Choosing your radiant heat manifold

How does a Radiant Heat Manifold works?

Manifolds (also known as Radiant Heat Manifold) are used to distribute and collect the water circulating in the radiant heating system. Radiant heat PEX manifolds have a double structure: Supply Manifold and Return Manifold. Supply manifold serves as the input manifold, distributing the hot water from the boiler to its various outlets. These outlets are connected to the various PEX loops delivering hot water to the PEX tubing layout. As hot water circulates through the floor PEX layout and cools off, it returns back to the Return Manifold. The Return Manifold serves as a collector and directs the cold water to the heat source.

We categorize radiant heat manifolds based on the number of outlets on the structure. Typically, manifolds have between 2 to 12 pairs of outlet. We sometimes refer to outlets as ports, branches or loops. A circuit is a PEX circulation loop, referring to a closed PEX layout connecting to the Supply and Return manifold ports.

A zone is made of one or several circuits. The zone PEX layout usually refers to a single area or space which may be controlled by an independent thermostat.

Ecosolaris Manifold

Components associated to radiant heat manifolds.

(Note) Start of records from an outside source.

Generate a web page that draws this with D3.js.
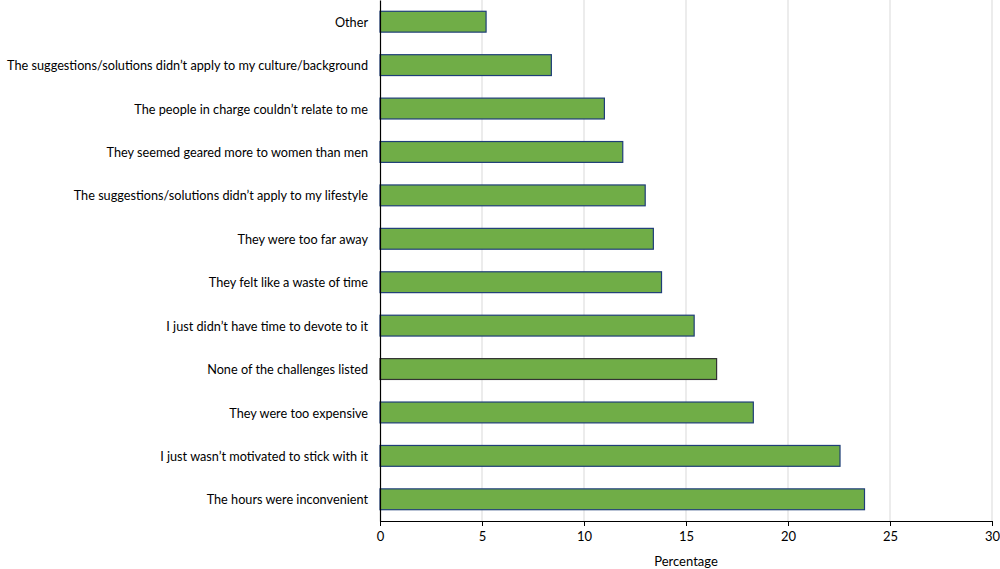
<!DOCTYPE html>
<html>
<head>
<meta charset="utf-8">
<script src="https://cdn.jsdelivr.net/npm/d3@7"></script>
<style>
  body { margin: 0; background: #fff; }
  svg { display: block; font-family: Lato, "Noto Sans", sans-serif; }
</style>
</head>
<body>
<svg id="chart" width="1000" height="569"></svg>
<script>
// categories, top to bottom
const categories = [
  "Other",
  "The suggestions/solutions didn\u2019t apply to my culture/background",
  "The people in charge couldn\u2019t relate to me",
  "They seemed geared more to women than men",
  "The suggestions/solutions didn\u2019t apply to my lifestyle",
  "They were too far away",
  "They felt like a waste of time",
  "I just didn\u2019t have time to devote to it",
  "None of the challenges listed",
  "They were too expensive",
  "I just wasn\u2019t motivated to stick with it",
  "The hours were inconvenient"
];
const values = [5.2, 8.4, 11.0, 11.9, 13.0, 13.4, 13.8, 15.4, 16.5, 18.3, 22.55, 23.75];
const xTicks = [0, 5, 10, 15, 20, 25, 30];

const svg = d3.select("#chart");
const margin = { top: 0, right: 8, bottom: 48, left: 380 };
const width = 1000, height = 569;
const innerW = width - margin.left - margin.right;
const innerH = height - margin.top - margin.bottom;

const x = d3.scaleLinear().domain([0, 30]).range([0, innerW]);
const y = d3.scaleBand().domain(categories).range([0, innerH]).paddingInner(0.52).paddingOuter(0.26);

const g = svg.append("g").attr("transform", `translate(${margin.left},${margin.top})`);

// gridlines
g.append("g")
  .selectAll("line")
  .data(xTicks.slice(1))
  .join("line")
    .attr("x1", d => x(d)).attr("x2", d => x(d))
    .attr("y1", 0).attr("y2", innerH)
    .attr("stroke", "#e0e0e0")
    .attr("stroke-width", 1.2);

// bars
g.append("g")
  .selectAll("rect")
  .data(values)
  .join("rect")
    .attr("x", 0)
    .attr("y", (d, i) => y(categories[i]))
    .attr("width", d => x(d))
    .attr("height", y.bandwidth())
    .attr("fill", "#70ad47")
    .attr("stroke", (d, i) => categories[i] === "None of the challenges listed" ? "#333333" : "#1f3e78")
    .attr("stroke-width", 1.2);

// x axis
const xAxis = g.append("g")
  .attr("transform", `translate(0,${innerH})`)
  .call(d3.axisBottom(x).tickValues(xTicks).tickSize(5).tickPadding(6).tickSizeOuter(0));
xAxis.select(".domain").attr("stroke", "#000").attr("stroke-width", 1.2);
xAxis.selectAll(".tick line").attr("stroke", "#000");
xAxis.selectAll("text").attr("font-size", 13).attr("fill", "#000").style("font-family", "Lato, sans-serif");

// y axis
const yAxis = g.append("g")
  .call(d3.axisLeft(y).tickSize(0).tickPadding(12));
yAxis.select(".domain").attr("stroke", "#000").attr("stroke-width", 1.2);
yAxis.selectAll("text").attr("font-size", 12.7).attr("fill", "#000").attr("dy", "0.4em").style("font-family", "Lato, sans-serif");

// axis title
svg.append("text")
  .attr("x", margin.left + x(15))
  .attr("y", 566)
  .attr("text-anchor", "middle")
  .attr("font-size", 13)
  .attr("fill", "#000")
  .text("Percentage");
</script>
</body>
</html>
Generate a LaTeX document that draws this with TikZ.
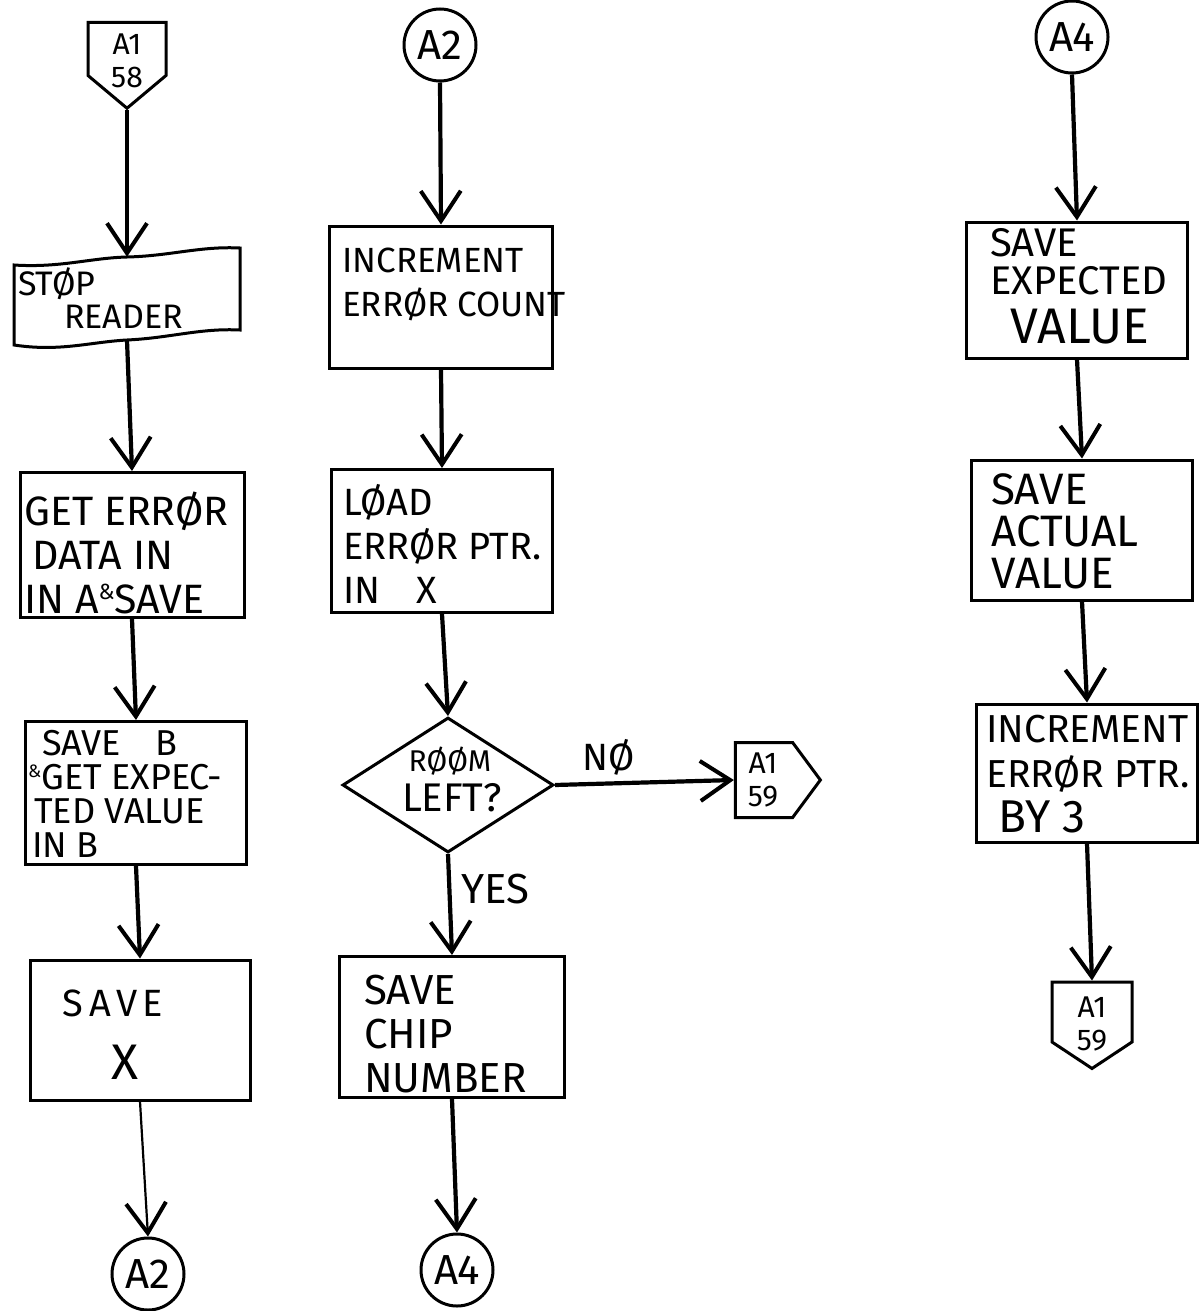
\documentclass[tikz,border=0pt]{standalone}
\usepackage{fontspec}
\setmainfont{Fira Sans}
\usetikzlibrary{arrows.meta,shapes.geometric,shapes.symbols}
\begin{document}
\begin{tikzpicture}[x=1pt,y=-1pt,
  box/.style={draw, line width=3pt, inner sep=0pt},
  circ/.style={draw, circle, line width=3pt, minimum size=72pt, inner sep=0pt, font=\fontsize{42}{42}\selectfont},
  offpage/.style={draw, signal, line width=3pt, inner sep=0pt},
  arr/.style={line width=4.2pt, -{Straight Barb[length=30pt,width=40pt,line width=4pt]}},
  txt/.style={inner sep=0pt, anchor=west, align=left, font=\fontsize{40}{44}\selectfont},
  small/.style={inner sep=0pt, align=center, font=\fontsize{30}{33}\selectfont}]
\useasboundingbox (0,0) rectangle (1201,1311);
\fill[white] (0,0) rectangle (1201,1311);

% ---------- column 1 ----------
\node[offpage, signal to=south, signal pointer angle=100, minimum width=78pt, minimum height=53pt] (o58) at (127,49) {};
\node[small] (o58t) at (127,61) {A1\\58};
\node[minimum width=226pt, minimum height=83pt, inner sep=0pt] (stop) at (127,298.5) {};
\draw[line width=3pt] (14,265) .. controls (60,268) and (90,258) .. (127,257)
  .. controls (170,256) and (200,246) .. (240,248) -- (240,330)
  .. controls (200,328) and (170,338) .. (127,340)
  .. controls (90,342) and (60,352) .. (14,345) -- cycle;
\node[txt, font=\fontsize{34}{33}\selectfont] (stopt) at (18,298) {STØP\\\hspace{46pt}READER};
\node[box, minimum width=224pt, minimum height=145pt] (geterr) at (132,545) {};
\node[txt, font=\fontsize{41}{44}\selectfont] (gettxt) at (24,553) {GET ERRØR\\\hspace{8pt}DATA IN\\IN A{\fontsize{22}{22}\selectfont\raisebox{14pt}{\&}}SAVE};
\node[box, minimum width=221pt, minimum height=143pt] (saveb) at (136,793) {};
\node[txt, font=\fontsize{36}{34}\selectfont] (savebt) at (28,794) {\hspace{14pt}SAVE\hspace{34pt}B\\{\fontsize{18}{18}\selectfont\raisebox{12pt}{\&}}GET EXPEC-\\\hspace{6pt}TED VALUE\\\hspace{4pt}IN B};
\node[box, minimum width=220pt, minimum height=140pt] (savex) at (140,1030) {};
\node[inner sep=0pt, font=\fontsize{38}{38}\selectfont\addfontfeature{LetterSpace=15}] (savext) at (113,1003) {SAVE};
\node[inner sep=0pt, font=\fontsize{50}{50}\selectfont] (xt) at (125,1062) {X};
\node[circ] (c2bot) at (148,1274) {A2};

\draw[arr] (o58.south) -- (stop.north);
\draw[arr] (stop.south) -- (geterr.north);
\draw[arr] (geterr.south) -- (saveb.north);
\draw[arr] (saveb.south) -- (savex.north);
\draw[arr, line width=2.2pt] (savex.south) -- (c2bot.north);

% ---------- column 2 ----------
\node[circ] (c2top) at (440,45) {A2};
\node[box, minimum width=223pt, minimum height=142pt] (incr) at (441,297) {};
\node[txt, font=\fontsize{35}{44}\selectfont] (incrt) at (342,284) {INCREMENT\\ERRØR COUNT};
\node[box, minimum width=221pt, minimum height=143pt] (load) at (442,541) {};
\node[txt, font=\fontsize{38}{44}\selectfont] (loadt) at (343,544) {LØAD\\ERRØR PTR.\\IN\hspace{36pt}X};
\node[draw, diamond, line width=3pt, minimum width=211pt, minimum height=135pt, inner sep=0pt] (dia) at (448,785) {};
\node[inner sep=0pt, font=\fontsize{30}{30}\selectfont] (diat1) at (450,761) {RØØM};
\node[inner sep=0pt, font=\fontsize{40}{40}\selectfont] (diat2) at (452,798) {LEFT?};
\node[offpage, signal to=east, signal pointer angle=107, minimum width=85pt, minimum height=75pt] (o59r) at (764,780) {};
\node[small] (o59rt) at (763,780) {A1\\59};
\node[box, minimum width=225pt, minimum height=141pt] (chip) at (452,1027) {};
\node[txt, font=\fontsize{42}{44}\selectfont] (chipt) at (364,1034) {SAVE\\CHIP\\NUMBER};
\node[circ] (c4bot) at (457,1270) {A4};

\draw[arr] (c2top.south) -- (incr.north);
\draw[arr] (incr.south) -- (load.north);
\draw[arr] (load.south) -- (dia.north);
\draw[arr] (dia.east) -- node[above=6pt, font=\fontsize{38}{38}\selectfont, inner sep=0pt, pos=0.3] (no) {NØ} (o59r.west);
\draw[arr] (dia.south) -- node[right=10pt, font=\fontsize{42}{42}\selectfont, inner sep=0pt, pos=0.35] (yes) {YES} (chip.north);
\draw[arr] (chip.south) -- (c4bot.north);

% ---------- column 3 ----------
\node[circ] (c4top) at (1072,37) {A4};
\node[box, minimum width=221pt, minimum height=136pt] (expv) at (1077,290) {};
\node[txt, font=\fontsize{40}{38}\selectfont] (expvt) at (990,262) {SAVE\\EXPECTED};
\node[inner sep=0pt, font=\fontsize{50}{50}\selectfont] (valt) at (1080,327) {VALUE};
\node[box, minimum width=221pt, minimum height=140pt] (actv) at (1082,530) {};
\node[txt, font=\fontsize{44}{42}\selectfont] (actvt) at (991,531) {SAVE\\ACTUAL\\VALUE};
\node[box, minimum width=221pt, minimum height=138pt] (incptr) at (1087,773) {};
\node[txt, font=\fontsize{39}{45}\selectfont] (incptrt) at (986,774) {INCREMENT\\ERRØR PTR.\\\hspace{12pt}{\fontsize{46}{46}\selectfont BY 3}};
\node[offpage, signal to=south, signal pointer angle=113, minimum width=80pt, minimum height=60pt] (o59b) at (1092,1012) {};
\node[small] (o59bt) at (1092,1024) {A1\\59};

\draw[arr] (c4top.south) -- (expv.north);
\draw[arr] (expv.south) -- (actv.north);
\draw[arr] (actv.south) -- (incptr.north);
\draw[arr] (incptr.south) -- (o59b.north);
\end{tikzpicture}
\end{document}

Manifolds are delivered with a range of components which insure proper operation and reliability. Let’s review this list:


There devices are scaled-readers allowing to monitor the volume water flowing through the radiant manifold’s outlets. Flowmeters are used to balance the flow of water in the various circuits. The visible part of a flowmeter is an engineered plastic graduated cylinder. You will see a flowmeter on each manifold port. Inside the cylinder a float indicates the water flow rate in the specific PEX loop connected to the manifold port. Water flow rate is graduated in Gallons per minute (GPM). Although non-essential, a manifold without flowmeters makes it very difficult to balance water flow in the various circuits of the system.

Balancing valves

These valves allow to manually regulate the water flow inside the manifold. Each manifold outlet has its own valve, allowing increasing or reducing the flow through the loop. These adjustments are done to adjust the flow of hot water in the individual loops, consequently impacting on the temperature of that specific zone. These outlets adjustments have an impact on the entire heat flow of the manifold and its distribution, by modifying heat distribution in all the loops.

Air Vents

Air vents are used to eliminate air accumulated inside the circuits. This component is essential on radiant heating manifolds. Most modern manifolds have an automatic air vents. The air vents will automatically bleed the air, as it accumulates. In a standard configuration, the manifold must be located at a higher position that the PEX circuits. The air will accumulate by gravity in the manifold and will become available for bleeding. If this configuration is not possible and the manifold is located below the PEX circuits, other types of purging mechanisms are required. It is recommended to have a pair of air vents, one on each manifold. This allows to obtain a more flexible unit, in term of installation.

Isolation ball valves

Thes valves are used to shut-off the water circulation in the supply and return lines. Standard ball valves (red and blue) are used, offering Πturn handle. Standard ball valve has one end with a union-type connection to be attached to the manifold. The other end is a 1 inch NTP female inlet.

Drain Valves

Drain valves are used to drain the radiant heating system, during the scheduled maintenance. These valves allow an easier purge and fill of the system.


A namifold is equipped with 2 thermometers. They are positionned on the return and the supply manifolds. They allow to measure the water temperature coming out from the boiler and moving through the various floor loops and compare it with the water returning to the manifold. The delta (the difference between the hot water leavng the manifold and the cooler water returning to the boiler) is an indication how well your system is operating. Your installer will be able to indicate the best configuration for optimal heating performance.